▸ Data listing
******

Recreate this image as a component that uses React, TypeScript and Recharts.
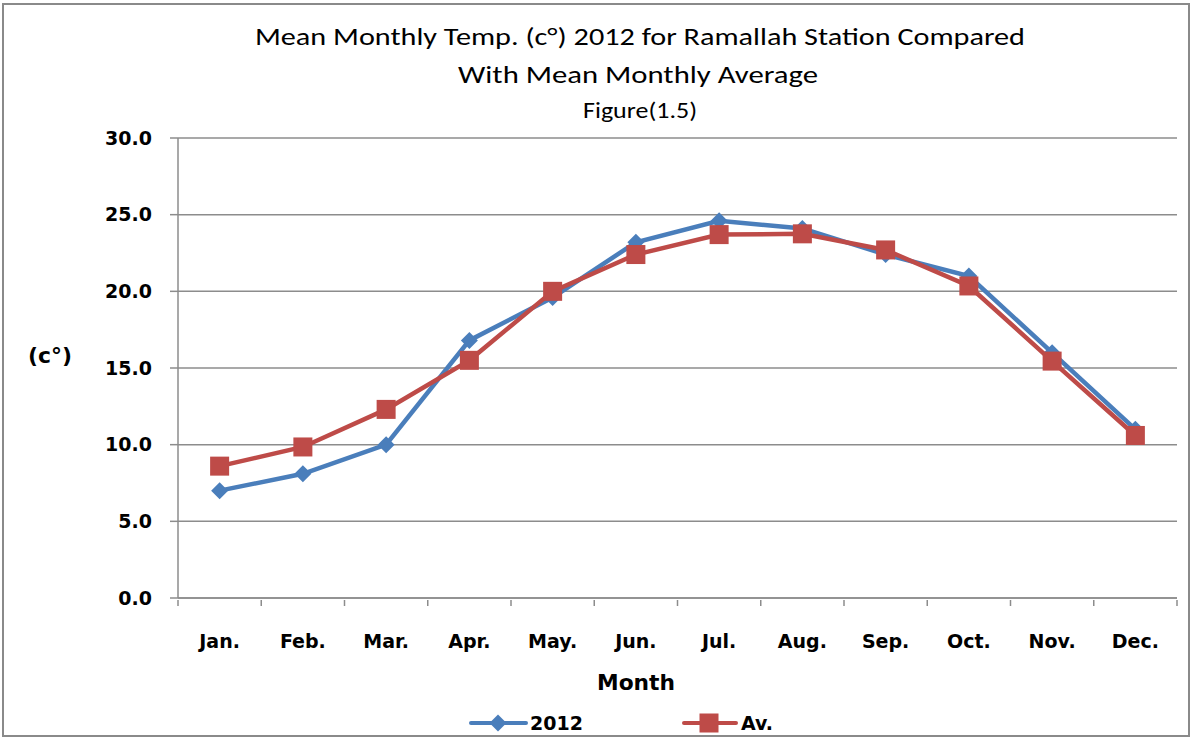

******

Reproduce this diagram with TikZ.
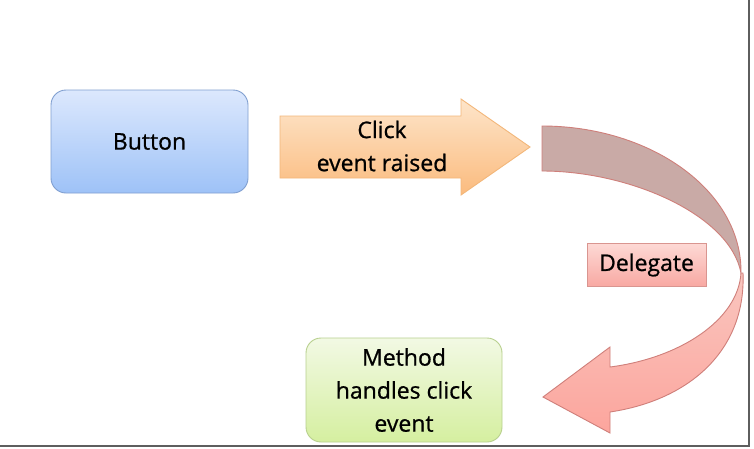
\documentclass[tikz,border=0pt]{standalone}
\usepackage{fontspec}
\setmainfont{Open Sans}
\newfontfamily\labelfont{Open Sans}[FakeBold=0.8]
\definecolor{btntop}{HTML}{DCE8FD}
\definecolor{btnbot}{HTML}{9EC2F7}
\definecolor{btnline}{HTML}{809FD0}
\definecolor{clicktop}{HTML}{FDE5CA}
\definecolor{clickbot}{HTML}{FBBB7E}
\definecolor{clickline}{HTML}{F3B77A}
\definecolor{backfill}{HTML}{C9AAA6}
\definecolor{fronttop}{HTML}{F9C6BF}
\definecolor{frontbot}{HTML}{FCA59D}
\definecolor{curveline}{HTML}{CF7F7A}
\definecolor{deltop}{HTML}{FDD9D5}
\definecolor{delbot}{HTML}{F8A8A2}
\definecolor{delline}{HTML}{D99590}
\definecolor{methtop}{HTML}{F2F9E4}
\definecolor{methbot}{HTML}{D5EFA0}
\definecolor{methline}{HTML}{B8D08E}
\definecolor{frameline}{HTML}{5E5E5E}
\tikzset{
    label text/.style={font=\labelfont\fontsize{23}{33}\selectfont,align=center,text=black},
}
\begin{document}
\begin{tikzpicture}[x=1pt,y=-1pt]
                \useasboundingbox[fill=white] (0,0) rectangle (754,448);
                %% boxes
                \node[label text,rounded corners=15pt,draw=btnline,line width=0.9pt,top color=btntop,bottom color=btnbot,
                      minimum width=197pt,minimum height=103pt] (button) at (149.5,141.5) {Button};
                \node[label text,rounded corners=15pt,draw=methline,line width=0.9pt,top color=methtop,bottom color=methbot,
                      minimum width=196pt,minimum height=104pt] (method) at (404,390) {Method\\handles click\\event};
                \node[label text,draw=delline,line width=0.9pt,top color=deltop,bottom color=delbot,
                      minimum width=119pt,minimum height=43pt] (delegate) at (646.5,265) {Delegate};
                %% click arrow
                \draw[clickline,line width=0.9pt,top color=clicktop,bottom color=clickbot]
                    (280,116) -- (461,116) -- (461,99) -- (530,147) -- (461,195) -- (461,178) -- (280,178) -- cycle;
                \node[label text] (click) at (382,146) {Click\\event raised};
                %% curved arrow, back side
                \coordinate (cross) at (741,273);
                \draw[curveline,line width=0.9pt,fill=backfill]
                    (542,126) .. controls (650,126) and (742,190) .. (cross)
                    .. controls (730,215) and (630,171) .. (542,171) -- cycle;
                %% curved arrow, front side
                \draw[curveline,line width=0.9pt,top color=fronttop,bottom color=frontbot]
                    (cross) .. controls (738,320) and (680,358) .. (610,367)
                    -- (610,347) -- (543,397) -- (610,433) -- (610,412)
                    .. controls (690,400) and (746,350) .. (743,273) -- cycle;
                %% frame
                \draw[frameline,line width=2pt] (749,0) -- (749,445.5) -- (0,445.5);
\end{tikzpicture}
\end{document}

******

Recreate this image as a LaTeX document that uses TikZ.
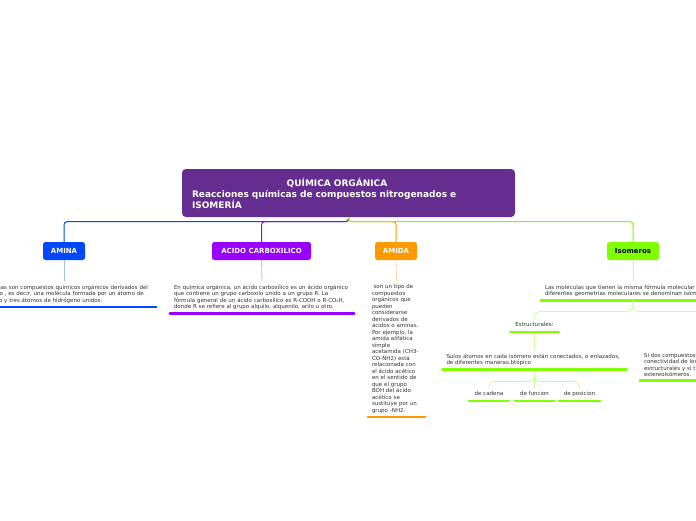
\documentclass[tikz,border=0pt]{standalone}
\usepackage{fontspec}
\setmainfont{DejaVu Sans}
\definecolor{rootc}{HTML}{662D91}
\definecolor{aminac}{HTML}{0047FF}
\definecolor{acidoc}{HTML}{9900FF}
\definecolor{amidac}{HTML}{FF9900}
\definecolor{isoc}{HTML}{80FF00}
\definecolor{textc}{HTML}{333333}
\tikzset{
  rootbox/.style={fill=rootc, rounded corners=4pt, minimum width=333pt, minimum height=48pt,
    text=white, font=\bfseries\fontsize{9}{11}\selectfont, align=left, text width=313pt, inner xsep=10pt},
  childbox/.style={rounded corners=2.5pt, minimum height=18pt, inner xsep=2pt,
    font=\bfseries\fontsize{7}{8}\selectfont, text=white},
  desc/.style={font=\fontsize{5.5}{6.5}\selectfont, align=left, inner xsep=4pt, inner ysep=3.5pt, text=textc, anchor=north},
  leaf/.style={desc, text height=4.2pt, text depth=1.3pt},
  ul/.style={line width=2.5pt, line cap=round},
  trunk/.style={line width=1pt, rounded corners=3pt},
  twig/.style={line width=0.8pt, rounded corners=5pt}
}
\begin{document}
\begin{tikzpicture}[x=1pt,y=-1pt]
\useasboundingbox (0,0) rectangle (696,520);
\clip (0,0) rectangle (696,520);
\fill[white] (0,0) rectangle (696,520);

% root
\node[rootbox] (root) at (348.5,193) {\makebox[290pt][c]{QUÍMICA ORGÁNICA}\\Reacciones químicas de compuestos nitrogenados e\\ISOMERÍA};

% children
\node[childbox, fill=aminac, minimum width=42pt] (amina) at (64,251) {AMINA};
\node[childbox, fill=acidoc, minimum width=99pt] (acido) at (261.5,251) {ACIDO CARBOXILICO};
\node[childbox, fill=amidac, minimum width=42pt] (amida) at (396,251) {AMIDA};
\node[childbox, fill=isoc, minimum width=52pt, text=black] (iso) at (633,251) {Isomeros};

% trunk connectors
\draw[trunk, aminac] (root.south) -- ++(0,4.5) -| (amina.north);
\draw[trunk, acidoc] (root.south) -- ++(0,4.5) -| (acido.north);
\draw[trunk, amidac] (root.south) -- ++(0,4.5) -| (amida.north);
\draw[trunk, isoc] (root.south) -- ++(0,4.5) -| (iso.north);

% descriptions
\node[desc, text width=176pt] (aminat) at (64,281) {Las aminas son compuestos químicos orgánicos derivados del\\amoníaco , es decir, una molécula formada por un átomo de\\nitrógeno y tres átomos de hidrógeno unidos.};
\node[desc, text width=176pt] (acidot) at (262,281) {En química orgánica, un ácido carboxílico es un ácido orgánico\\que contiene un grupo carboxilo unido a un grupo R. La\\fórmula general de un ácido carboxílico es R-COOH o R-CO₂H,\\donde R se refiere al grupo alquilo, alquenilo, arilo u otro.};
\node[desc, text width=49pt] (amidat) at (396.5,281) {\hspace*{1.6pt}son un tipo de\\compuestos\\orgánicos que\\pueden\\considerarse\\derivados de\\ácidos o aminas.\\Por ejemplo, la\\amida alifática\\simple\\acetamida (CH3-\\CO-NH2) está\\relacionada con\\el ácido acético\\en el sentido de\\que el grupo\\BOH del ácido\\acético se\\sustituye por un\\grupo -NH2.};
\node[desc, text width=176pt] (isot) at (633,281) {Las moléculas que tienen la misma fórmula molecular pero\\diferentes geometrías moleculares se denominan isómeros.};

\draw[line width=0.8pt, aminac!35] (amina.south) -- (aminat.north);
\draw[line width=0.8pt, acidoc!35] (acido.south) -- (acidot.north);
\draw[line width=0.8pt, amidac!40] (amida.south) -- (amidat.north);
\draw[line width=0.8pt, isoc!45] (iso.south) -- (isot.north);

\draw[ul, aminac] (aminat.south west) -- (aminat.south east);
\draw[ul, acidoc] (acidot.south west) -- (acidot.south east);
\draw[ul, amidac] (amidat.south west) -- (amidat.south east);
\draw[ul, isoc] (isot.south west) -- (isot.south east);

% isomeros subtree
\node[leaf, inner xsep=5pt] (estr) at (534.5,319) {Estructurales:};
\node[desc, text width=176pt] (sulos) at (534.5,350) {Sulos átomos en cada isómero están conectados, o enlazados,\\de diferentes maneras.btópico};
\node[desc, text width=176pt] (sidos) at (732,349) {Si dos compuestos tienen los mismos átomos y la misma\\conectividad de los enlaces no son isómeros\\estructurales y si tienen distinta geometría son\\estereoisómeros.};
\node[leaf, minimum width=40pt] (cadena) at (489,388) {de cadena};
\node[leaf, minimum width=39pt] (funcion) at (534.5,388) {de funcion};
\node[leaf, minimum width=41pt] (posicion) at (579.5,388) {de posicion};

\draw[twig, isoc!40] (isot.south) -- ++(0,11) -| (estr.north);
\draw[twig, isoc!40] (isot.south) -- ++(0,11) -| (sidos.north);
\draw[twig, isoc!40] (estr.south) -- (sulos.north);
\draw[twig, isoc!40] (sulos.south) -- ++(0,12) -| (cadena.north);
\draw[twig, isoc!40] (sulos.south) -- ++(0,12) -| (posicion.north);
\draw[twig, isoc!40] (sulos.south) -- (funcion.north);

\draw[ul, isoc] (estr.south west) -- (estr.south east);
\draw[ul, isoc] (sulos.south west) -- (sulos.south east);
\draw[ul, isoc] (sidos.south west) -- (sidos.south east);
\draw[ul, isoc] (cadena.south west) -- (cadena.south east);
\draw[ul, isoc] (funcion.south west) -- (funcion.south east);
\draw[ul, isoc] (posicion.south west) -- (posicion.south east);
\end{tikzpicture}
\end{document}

******

▸ Requirements
Locate and copy each line in the data above that includes the word "uses".

▸ Answer to the exercise
Recreate this image as a component that uses React, TypeScript and Recharts.
Recreate this image as a LaTeX document that uses TikZ.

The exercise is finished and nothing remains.